## [RECORDS SHOWN]
* * *

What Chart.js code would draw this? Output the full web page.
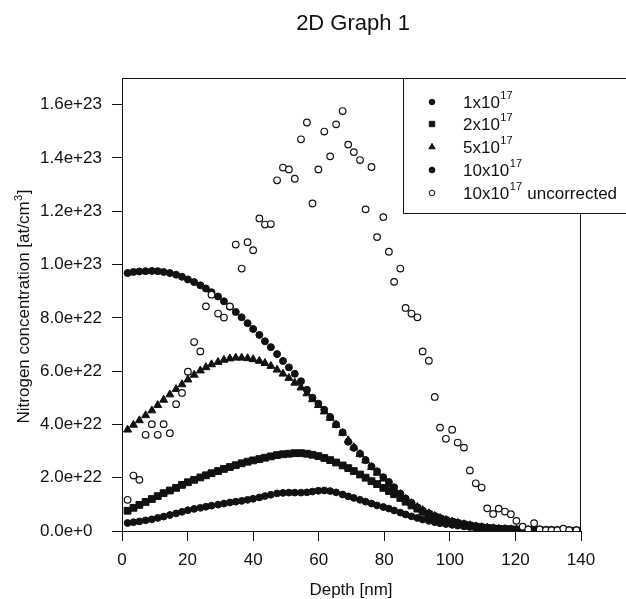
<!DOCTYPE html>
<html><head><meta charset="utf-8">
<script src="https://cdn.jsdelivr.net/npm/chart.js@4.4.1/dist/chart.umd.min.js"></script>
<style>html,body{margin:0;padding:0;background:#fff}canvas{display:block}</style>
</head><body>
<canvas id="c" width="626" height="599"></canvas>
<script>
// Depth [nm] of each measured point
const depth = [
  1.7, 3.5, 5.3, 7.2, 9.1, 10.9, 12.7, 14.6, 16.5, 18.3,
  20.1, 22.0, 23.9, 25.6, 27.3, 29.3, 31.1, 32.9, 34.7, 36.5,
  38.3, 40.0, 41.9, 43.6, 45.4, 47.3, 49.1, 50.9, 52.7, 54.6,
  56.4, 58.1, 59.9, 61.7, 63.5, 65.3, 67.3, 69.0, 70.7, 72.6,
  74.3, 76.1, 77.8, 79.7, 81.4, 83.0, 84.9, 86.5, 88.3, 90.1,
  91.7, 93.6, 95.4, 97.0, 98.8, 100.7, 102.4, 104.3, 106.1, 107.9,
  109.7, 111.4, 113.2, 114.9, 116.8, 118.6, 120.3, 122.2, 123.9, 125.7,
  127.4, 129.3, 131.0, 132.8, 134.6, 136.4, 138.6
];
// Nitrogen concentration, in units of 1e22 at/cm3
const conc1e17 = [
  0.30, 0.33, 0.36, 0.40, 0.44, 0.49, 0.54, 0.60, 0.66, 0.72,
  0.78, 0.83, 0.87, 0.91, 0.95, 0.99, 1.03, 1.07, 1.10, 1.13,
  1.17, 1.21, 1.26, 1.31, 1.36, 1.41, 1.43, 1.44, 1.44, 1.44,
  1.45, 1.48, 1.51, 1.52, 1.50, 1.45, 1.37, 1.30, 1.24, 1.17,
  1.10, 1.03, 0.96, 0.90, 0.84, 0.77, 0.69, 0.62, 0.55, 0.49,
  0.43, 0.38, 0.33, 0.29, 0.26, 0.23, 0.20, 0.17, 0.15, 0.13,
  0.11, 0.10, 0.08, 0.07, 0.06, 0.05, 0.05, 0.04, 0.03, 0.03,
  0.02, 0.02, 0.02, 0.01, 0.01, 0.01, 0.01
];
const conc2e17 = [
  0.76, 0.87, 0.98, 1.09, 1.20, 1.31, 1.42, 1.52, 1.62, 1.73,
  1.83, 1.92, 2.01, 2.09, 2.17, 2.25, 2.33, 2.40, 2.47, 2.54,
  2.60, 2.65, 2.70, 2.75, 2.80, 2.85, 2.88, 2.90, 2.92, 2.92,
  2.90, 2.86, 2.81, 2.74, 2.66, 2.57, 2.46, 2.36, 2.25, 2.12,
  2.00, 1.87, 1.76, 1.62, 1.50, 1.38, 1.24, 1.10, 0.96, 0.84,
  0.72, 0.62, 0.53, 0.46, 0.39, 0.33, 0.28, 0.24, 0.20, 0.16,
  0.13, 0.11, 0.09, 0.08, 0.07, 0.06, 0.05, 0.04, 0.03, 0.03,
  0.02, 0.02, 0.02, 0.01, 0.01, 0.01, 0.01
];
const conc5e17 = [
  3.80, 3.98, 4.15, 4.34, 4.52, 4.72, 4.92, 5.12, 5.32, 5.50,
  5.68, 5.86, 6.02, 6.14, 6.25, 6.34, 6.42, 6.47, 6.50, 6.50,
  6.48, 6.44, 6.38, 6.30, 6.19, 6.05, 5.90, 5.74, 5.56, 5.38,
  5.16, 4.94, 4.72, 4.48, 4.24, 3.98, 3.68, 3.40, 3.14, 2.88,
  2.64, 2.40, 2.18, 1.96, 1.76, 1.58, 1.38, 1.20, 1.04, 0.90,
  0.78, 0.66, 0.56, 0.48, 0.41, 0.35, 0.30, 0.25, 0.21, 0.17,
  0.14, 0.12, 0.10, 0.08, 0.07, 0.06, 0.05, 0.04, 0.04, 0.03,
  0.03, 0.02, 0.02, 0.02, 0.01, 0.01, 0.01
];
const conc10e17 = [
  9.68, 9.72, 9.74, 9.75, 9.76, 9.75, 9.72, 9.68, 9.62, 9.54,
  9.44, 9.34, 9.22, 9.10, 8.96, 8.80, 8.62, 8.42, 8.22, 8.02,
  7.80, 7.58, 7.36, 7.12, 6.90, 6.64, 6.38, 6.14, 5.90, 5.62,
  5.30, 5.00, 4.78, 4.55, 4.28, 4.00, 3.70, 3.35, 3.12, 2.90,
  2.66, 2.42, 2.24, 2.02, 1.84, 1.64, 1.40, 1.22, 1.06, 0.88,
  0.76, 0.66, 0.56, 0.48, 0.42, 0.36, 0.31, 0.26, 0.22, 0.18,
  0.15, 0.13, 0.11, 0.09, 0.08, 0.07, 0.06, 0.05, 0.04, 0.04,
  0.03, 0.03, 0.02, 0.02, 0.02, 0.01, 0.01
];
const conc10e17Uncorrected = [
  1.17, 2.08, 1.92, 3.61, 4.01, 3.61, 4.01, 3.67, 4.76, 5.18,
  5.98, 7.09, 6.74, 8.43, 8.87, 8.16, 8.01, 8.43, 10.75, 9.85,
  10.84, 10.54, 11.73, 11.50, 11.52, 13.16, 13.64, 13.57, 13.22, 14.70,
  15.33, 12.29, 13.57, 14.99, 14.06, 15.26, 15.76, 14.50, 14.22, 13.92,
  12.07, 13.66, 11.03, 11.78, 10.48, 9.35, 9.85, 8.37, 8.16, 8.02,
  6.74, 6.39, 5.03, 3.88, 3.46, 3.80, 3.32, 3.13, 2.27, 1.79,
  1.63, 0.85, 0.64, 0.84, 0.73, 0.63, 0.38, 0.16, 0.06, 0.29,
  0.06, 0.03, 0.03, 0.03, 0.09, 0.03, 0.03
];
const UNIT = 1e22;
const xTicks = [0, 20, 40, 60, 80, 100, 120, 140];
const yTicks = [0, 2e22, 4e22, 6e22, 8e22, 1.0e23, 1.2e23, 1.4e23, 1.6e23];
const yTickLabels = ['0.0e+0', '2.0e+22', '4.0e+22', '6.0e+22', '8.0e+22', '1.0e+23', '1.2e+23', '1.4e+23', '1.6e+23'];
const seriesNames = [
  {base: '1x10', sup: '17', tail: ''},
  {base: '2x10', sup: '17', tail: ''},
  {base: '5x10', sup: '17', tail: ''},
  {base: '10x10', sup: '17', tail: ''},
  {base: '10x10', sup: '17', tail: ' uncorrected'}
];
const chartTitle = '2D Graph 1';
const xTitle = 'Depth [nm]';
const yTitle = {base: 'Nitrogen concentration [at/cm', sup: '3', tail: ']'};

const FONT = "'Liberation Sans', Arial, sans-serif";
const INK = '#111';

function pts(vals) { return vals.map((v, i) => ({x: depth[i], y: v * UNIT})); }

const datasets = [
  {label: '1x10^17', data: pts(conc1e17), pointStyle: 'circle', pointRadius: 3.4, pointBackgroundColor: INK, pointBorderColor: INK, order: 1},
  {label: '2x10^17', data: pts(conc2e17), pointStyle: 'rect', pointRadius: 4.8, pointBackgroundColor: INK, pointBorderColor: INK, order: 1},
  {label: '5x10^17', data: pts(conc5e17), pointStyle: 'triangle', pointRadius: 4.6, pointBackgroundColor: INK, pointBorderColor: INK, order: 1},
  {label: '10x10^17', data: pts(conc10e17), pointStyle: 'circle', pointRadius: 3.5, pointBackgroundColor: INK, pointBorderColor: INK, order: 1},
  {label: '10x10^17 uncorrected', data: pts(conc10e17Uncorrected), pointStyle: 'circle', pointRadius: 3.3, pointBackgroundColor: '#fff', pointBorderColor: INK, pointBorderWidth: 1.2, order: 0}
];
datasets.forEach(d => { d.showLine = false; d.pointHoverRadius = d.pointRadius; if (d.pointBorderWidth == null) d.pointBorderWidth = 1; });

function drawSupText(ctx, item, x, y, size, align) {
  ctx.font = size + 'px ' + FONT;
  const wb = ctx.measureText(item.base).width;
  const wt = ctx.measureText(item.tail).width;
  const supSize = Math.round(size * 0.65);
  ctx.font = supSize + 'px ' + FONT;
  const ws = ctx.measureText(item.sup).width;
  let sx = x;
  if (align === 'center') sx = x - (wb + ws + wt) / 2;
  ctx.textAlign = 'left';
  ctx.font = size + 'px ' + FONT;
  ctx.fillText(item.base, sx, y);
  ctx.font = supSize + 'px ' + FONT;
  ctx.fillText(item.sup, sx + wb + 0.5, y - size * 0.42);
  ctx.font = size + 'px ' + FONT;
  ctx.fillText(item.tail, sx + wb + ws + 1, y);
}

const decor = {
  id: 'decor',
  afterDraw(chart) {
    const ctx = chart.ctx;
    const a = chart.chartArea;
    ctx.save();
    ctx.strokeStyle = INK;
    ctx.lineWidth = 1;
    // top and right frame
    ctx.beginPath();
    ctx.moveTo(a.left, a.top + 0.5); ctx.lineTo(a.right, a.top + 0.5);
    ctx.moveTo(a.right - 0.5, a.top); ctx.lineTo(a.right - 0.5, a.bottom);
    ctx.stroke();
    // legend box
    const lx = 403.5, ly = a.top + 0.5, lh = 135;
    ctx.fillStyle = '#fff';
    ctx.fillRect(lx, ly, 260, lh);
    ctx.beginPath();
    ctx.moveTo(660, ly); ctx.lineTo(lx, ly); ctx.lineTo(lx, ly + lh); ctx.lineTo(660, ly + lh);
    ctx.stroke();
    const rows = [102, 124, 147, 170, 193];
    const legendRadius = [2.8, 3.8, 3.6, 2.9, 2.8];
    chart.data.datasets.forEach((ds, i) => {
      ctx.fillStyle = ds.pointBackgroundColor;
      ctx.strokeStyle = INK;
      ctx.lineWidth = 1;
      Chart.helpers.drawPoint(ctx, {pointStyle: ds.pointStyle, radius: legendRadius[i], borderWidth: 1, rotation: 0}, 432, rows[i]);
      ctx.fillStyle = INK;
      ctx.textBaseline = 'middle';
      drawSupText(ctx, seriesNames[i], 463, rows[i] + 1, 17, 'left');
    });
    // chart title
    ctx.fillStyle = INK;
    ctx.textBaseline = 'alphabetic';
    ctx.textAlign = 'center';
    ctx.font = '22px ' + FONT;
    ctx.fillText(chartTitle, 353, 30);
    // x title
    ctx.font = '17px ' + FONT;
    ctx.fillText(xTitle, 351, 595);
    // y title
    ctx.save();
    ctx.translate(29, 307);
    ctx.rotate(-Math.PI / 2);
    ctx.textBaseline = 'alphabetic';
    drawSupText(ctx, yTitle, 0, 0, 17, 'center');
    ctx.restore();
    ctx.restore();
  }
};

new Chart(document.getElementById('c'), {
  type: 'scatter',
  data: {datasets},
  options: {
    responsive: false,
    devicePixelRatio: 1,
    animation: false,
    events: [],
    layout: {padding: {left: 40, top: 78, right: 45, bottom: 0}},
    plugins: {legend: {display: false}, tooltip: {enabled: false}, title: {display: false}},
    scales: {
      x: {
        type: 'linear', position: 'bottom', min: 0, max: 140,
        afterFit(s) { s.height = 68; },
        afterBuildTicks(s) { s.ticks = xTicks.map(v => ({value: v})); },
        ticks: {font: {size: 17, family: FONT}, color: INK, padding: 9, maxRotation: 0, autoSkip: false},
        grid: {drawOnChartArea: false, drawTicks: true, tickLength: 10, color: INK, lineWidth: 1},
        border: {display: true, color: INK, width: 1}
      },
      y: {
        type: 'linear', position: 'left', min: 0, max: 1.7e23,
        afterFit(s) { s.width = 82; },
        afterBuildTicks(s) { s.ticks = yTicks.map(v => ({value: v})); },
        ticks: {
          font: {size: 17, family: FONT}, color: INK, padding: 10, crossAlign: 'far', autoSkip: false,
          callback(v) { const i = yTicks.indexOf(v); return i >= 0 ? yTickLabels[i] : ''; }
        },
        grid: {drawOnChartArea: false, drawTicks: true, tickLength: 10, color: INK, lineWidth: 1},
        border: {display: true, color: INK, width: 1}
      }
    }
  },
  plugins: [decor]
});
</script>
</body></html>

* * *

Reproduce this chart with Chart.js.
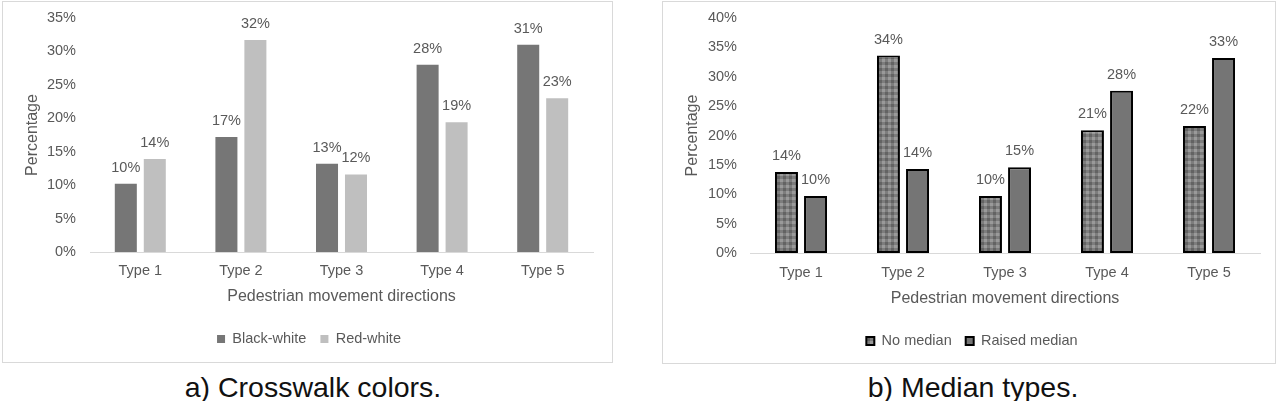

* * *

## [WHAT IS BEING ASKED]
Copy every single line of the material above that holds "this".

## [CORRECT RESPONSE]
What Chart.js code would draw this? Output the full web page.
Reproduce this chart with Chart.js.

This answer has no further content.